Fourteen Republican state lawmakers sent a letter to Land Board members this week dismissing worries over global warming as rhetoric that could stifle progress.
On Friday, 22 Democratic lawmakers shot back with their own letter to the board, saying the GOP claims ignored reality.
After grappling with the issue for years, the board in November put off a decision for another month to seek public comment. Officials including Secretary of State Linda McCulloch, who sought the latest delay, said Friday that the time for a vote had come.
"There's going to be a vote," McCulloch said. "There's a lot of sides to this. Number one, we have to fund the schools. There are jobs, good-paying jobs associated with this. There's also issues about renewable resources and stewardship of the land."
Neither McCulloch nor other members would reveal Friday how they plan to vote.
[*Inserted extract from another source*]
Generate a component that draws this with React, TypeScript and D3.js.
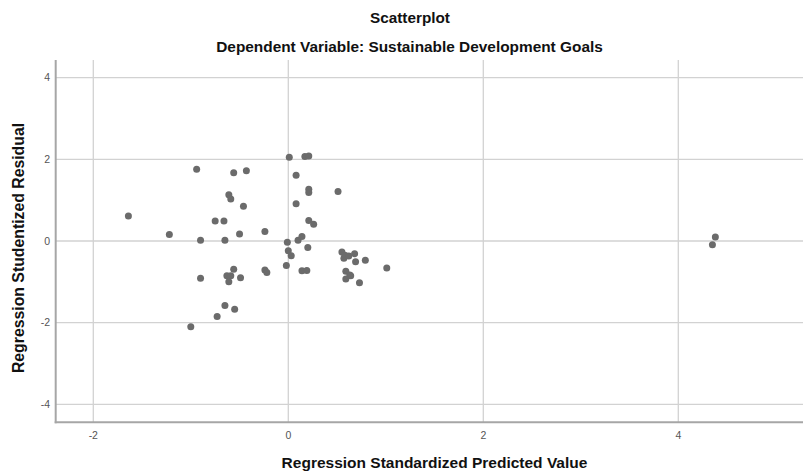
import React from "react";
import * as d3 from "d3";

const predicted: number[] = [
  -1.64, -1.22, -0.94, -0.90, -0.75, -0.66, -0.65, -0.56, -0.43, -0.61,
  -0.59, -0.46, -0.50, -0.24, 0.01, 0.08, 0.08, -0.01, 0.17, 0.21,
  0.21, 0.21, 0.51, 0.21, 0.26, 0.10, 0.14, 0.20, 0.00, 0.03,
  -0.02, 0.14, 0.19, -0.24, -0.22, -0.90, -0.56, -0.63, -0.59, -0.61,
  -0.49, -0.65, -0.55, -0.73, -1.00, 0.55, 0.58, 0.57, 0.62, 0.68,
  0.69, 0.79, 1.01, 0.59, 0.63, 0.59, 0.64, 0.73, 4.38, 4.35,
];
const residual: number[] = [
  0.61, 0.16, 1.76, 0.02, 0.49, 0.49, 0.02, 1.67, 1.72, 1.13,
  1.03, 0.85, 0.17, 0.23, 2.05, 1.61, 0.91, -0.03, 2.07, 2.08,
  1.27, 1.19, 1.21, 0.50, 0.41, 0.02, 0.11, -0.16, -0.24, -0.36,
  -0.60, -0.73, -0.72, -0.71, -0.77, -0.91, -0.69, -0.85, -0.85, -1.00,
  -0.90, -1.58, -1.67, -1.85, -2.10, -0.27, -0.35, -0.42, -0.37, -0.31,
  -0.51, -0.47, -0.66, -0.74, -0.83, -0.93, -0.85, -1.02, 0.10, -0.09,
];
const xTicks: number[] = [-2, 0, 2, 4];
const yTicks: number[] = [-4, -2, 0, 2, 4];

const title = "Scatterplot";
const subtitle = "Dependent Variable: Sustainable Development Goals";
const xTitle = "Regression Standardized Predicted Value";
const yTitle = "Regression Studentized Residual";

export default function App() {
  const W = 803;
  const H = 471;
  const left = 55.7;
  const right = 803;
  const top = 60;
  const bottom = 422.3;

  const x = d3.scaleLinear().domain([-2, 4]).range([93.3, 678.3]);
  const y = d3.scaleLinear().domain([-4, 4]).range([404.3, 77.7]);

  const font = "'Liberation Sans', Arial, sans-serif";

  return (
    <svg
      width={W}
      height={H}
      style={{ position: "absolute", left: 0, top: 0, background: "#fff" }}
    >
      <rect x={0} y={0} width={W} height={H} fill="#fff" />
      {xTicks.map((t) => (
        <line
          key={"gx" + t}
          x1={x(t)}
          x2={x(t)}
          y1={top}
          y2={bottom}
          stroke="#d2d2d2"
          strokeWidth={1.3}
        />
      ))}
      {yTicks.map((t) => (
        <line
          key={"gy" + t}
          x1={left}
          x2={right}
          y1={y(t)}
          y2={y(t)}
          stroke="#d2d2d2"
          strokeWidth={1.3}
        />
      ))}
      <line x1={left} x2={left} y1={top} y2={bottom + 1} stroke="#a6a6a6" strokeWidth={2} />
      <line x1={left - 1} x2={right} y1={bottom} y2={bottom} stroke="#a6a6a6" strokeWidth={2} />
      {xTicks.map((t) => (
        <text
          key={"tx" + t}
          x={x(t)}
          y={439}
          textAnchor="middle"
          fontFamily={font}
          fontSize={10.5}
          fill="#555"
        >
          {t}
        </text>
      ))}
      {yTicks.map((t) => (
        <text
          key={"ty" + t}
          x={50}
          y={y(t) + 3.5}
          textAnchor="end"
          fontFamily={font}
          fontSize={10.5}
          fill="#555"
        >
          {t}
        </text>
      ))}
      {predicted.map((v, i) => (
        <circle key={"p" + i} cx={x(v)} cy={y(residual[i])} r={3.5} fill="#6b6b6b" />
      ))}
      <text x={410} y={22.7} textAnchor="middle" fontFamily={font} fontWeight="bold" fontSize={15.3} fill="#111">
        {title}
      </text>
      <text x={409.5} y={52} textAnchor="middle" fontFamily={font} fontWeight="bold" fontSize={15.4} fill="#111">
        {subtitle}
      </text>
      <text x={434.5} y={468.3} textAnchor="middle" fontFamily={font} fontWeight="bold" fontSize={15.5} fill="#111">
        {xTitle}
      </text>
      <text
        transform={`translate(23.5,248) rotate(-90)`}
        textAnchor="middle"
        fontFamily={font}
        fontWeight="bold"
        fontSize={15.8}
        fill="#111"
      >
        {yTitle}
      </text>
    </svg>
  );
}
Composed of the state's top five elected officials, the board manages state-owned real estate and is charged with maximizing revenue.
The state's coal tracts are intertwined with an estimated 731 million tons of the fuel Great Northern Properties leased last month to Arch Coal Inc. of St. Louis.
Combined, the state and private property contains more coal than the United States burns annually. The coal reserve is next to the Northern Cheyenne Indian Reservation, where support for mining has been mixed.
Schweitzer _ a vocal proponent of coal development _ said Friday that his support for leasing depends on whether the price offered for the coal is high enough.
Environmentalists who backed his 2008 re-election worry that calculus could ignore the costs of climate change and, more locally, the industrialization of the rural Otter Creek valley south of Ashland.
Backers of mining say the question before the Land Board is much narrower: Does leasing the coal make economic sense?
A decision to move forward on leasing could potentially end more than a decade of hand-wringing over the coal tracts.
Once owned by the federal government, the state's reserves were promised to Montana by the Clinton administration as part of a 1996 deal that pre-empted construction of a contentious gold mine next to Yellowstone National Park.
Under pressure from environmentalists, Clinton's interior secretary, Bruce Babbitt, later tried to back out of the deal. He cited "the potential for environmental disruption" if the coal were developed. The transfer finally took place in April 2002, under President George W. Bush.
Since Schweitzer took office in 2005, the state has moved steadily in sizing up the potential for Otter Creek _ if not always quickly enough for development proponents.
The delay has allowed Schweitzer to promote his ambitious energy development agenda while largely steering clear of the growing drive by environmentalists to halt the mining and use of coal.
Even if the Land Board moves forward to seek lease bids, it would not seal the deal on Otter Creek.
The panel still would need to strike a lease agreement, and the chosen developer would need to sink an estimated $1 billion into a mine and a new railroad needed to move the fuel to power plants in the Midwest.